**GIVEN PROBLEM:**
Skipping all pictures, set down the lines of the listing from the first through the one with "d => color(d.key));".

[Rows from a dataset of charts and code]
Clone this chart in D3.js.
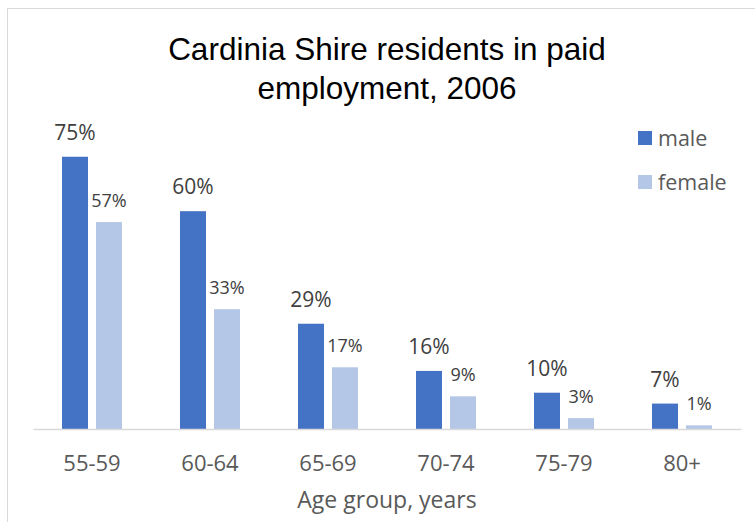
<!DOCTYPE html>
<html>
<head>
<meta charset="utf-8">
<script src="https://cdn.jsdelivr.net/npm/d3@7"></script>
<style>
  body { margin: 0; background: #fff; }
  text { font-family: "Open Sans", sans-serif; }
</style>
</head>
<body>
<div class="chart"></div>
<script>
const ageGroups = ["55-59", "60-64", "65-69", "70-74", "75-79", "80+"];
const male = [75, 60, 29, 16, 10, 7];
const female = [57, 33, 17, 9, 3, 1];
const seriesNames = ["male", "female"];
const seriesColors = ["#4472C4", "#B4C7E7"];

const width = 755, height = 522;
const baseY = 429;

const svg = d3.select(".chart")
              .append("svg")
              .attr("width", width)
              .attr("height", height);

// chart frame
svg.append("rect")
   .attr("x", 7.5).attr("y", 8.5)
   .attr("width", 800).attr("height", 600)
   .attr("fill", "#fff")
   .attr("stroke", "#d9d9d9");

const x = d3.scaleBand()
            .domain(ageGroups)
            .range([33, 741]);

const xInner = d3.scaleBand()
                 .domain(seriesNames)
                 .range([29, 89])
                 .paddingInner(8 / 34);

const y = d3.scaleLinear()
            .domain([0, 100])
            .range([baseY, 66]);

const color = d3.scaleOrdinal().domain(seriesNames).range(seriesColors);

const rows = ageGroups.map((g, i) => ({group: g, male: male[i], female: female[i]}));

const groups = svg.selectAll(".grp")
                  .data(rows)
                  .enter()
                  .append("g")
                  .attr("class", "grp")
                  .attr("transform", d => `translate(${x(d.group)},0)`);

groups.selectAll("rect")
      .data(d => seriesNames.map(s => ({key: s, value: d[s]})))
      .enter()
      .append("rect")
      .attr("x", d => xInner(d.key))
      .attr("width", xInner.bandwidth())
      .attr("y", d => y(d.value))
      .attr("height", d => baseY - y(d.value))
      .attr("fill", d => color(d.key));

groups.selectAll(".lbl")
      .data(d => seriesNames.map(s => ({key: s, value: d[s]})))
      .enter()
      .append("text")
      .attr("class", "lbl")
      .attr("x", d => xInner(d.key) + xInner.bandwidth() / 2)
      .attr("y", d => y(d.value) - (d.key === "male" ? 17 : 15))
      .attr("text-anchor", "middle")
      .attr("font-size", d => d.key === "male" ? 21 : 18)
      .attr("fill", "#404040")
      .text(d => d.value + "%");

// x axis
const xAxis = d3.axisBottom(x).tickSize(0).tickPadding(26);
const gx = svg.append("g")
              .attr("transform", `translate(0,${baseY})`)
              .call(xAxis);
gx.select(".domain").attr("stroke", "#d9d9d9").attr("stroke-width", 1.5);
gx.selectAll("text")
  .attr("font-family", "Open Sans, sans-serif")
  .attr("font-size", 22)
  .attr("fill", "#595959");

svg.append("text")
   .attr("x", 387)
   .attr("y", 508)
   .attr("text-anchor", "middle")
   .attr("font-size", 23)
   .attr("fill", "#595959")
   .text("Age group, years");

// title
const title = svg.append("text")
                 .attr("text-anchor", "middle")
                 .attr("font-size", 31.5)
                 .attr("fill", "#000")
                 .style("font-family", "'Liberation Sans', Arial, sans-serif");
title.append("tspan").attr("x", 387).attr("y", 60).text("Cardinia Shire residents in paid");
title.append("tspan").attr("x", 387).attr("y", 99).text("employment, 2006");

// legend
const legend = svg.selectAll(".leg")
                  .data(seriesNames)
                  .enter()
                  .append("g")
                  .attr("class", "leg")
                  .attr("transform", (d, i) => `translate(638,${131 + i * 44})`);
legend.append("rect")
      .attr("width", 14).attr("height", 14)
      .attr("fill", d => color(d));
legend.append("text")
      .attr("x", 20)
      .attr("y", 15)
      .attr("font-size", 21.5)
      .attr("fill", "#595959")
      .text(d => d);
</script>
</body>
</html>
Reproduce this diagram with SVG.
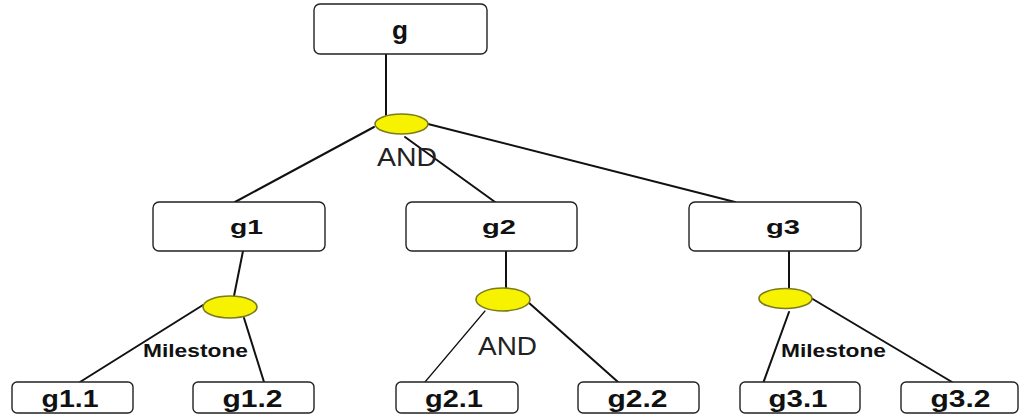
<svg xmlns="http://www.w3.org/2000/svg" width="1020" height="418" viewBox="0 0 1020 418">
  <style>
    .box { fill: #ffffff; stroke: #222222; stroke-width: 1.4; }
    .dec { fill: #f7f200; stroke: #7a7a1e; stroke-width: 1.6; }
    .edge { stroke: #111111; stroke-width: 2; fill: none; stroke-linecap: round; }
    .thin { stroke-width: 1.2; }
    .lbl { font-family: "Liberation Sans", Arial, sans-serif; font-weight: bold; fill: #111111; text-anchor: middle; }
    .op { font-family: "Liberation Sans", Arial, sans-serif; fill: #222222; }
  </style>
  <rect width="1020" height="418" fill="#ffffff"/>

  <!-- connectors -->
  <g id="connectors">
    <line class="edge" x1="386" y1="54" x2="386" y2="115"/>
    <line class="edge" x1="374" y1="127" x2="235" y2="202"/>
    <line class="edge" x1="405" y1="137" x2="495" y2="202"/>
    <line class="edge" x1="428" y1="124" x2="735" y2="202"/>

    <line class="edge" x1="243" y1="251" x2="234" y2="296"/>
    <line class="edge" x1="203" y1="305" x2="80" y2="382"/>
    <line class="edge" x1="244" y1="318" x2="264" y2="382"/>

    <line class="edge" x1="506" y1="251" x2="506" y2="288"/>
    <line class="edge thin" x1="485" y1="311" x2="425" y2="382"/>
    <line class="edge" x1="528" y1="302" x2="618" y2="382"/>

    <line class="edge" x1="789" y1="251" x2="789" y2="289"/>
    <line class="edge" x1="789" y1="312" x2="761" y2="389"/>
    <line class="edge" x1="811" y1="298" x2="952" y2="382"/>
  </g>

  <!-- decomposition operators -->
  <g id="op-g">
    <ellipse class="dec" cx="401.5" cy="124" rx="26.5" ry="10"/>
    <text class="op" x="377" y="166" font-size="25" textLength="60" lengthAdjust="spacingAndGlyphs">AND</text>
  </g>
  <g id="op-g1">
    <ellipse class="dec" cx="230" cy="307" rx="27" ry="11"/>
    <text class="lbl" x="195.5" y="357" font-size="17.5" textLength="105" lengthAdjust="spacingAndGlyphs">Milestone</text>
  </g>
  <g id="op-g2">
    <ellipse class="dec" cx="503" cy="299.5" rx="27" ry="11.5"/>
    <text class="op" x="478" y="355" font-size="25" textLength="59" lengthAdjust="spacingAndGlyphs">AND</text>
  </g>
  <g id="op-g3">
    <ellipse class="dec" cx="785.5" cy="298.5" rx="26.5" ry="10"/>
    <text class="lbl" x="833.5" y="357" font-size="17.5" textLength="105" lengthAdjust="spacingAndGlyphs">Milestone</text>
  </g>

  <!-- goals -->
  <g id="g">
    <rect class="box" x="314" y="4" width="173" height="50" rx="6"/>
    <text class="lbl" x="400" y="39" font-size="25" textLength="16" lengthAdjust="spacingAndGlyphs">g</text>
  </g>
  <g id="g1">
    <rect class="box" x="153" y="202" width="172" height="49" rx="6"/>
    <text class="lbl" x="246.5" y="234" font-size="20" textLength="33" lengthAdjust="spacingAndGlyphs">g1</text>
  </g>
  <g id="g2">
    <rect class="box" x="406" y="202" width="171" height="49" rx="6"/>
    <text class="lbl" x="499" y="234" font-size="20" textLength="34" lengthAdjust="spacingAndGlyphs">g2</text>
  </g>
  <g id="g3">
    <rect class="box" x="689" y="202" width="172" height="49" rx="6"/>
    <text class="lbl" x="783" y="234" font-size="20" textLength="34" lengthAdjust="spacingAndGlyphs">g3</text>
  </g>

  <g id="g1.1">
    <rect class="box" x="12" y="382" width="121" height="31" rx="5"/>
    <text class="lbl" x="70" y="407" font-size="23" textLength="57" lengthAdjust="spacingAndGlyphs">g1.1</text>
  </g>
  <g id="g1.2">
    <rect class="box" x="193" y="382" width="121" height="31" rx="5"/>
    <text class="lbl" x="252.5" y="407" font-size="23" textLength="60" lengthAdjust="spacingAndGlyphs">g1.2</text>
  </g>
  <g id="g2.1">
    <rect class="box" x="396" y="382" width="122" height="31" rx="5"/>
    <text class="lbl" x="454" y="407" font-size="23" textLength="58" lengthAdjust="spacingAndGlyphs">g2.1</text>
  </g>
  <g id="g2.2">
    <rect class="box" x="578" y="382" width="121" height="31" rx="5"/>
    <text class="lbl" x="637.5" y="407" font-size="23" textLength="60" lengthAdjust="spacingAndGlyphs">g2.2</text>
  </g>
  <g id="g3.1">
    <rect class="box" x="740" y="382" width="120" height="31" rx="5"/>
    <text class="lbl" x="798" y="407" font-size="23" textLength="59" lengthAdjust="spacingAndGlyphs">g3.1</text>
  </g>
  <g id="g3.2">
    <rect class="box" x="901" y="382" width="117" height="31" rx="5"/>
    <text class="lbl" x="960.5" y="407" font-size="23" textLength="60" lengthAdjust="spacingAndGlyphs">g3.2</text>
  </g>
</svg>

**SOLUTION FOR THIS TASK:**
Clone this chart in D3.js.
<!DOCTYPE html>
<html>
<head>
<meta charset="utf-8">
<script src="https://cdn.jsdelivr.net/npm/d3@7"></script>
<style>
  body { margin: 0; background: #fff; }
  text { font-family: "Open Sans", sans-serif; }
</style>
</head>
<body>
<div class="chart"></div>
<script>
const ageGroups = ["55-59", "60-64", "65-69", "70-74", "75-79", "80+"];
const male = [75, 60, 29, 16, 10, 7];
const female = [57, 33, 17, 9, 3, 1];
const seriesNames = ["male", "female"];
const seriesColors = ["#4472C4", "#B4C7E7"];

const width = 755, height = 522;
const baseY = 429;

const svg = d3.select(".chart")
              .append("svg")
              .attr("width", width)
              .attr("height", height);

// chart frame
svg.append("rect")
   .attr("x", 7.5).attr("y", 8.5)
   .attr("width", 800).attr("height", 600)
   .attr("fill", "#fff")
   .attr("stroke", "#d9d9d9");

const x = d3.scaleBand()
            .domain(ageGroups)
            .range([33, 741]);

const xInner = d3.scaleBand()
                 .domain(seriesNames)
                 .range([29, 89])
                 .paddingInner(8 / 34);

const y = d3.scaleLinear()
            .domain([0, 100])
            .range([baseY, 66]);

const color = d3.scaleOrdinal().domain(seriesNames).range(seriesColors);

const rows = ageGroups.map((g, i) => ({group: g, male: male[i], female: female[i]}));

const groups = svg.selectAll(".grp")
                  .data(rows)
                  .enter()
                  .append("g")
                  .attr("class", "grp")
                  .attr("transform", d => `translate(${x(d.group)},0)`);

groups.selectAll("rect")
      .data(d => seriesNames.map(s => ({key: s, value: d[s]})))
      .enter()
      .append("rect")
      .attr("x", d => xInner(d.key))
      .attr("width", xInner.bandwidth())
      .attr("y", d => y(d.value))
      .attr("height", d => baseY - y(d.value))
      .attr("fill", d => color(d.key));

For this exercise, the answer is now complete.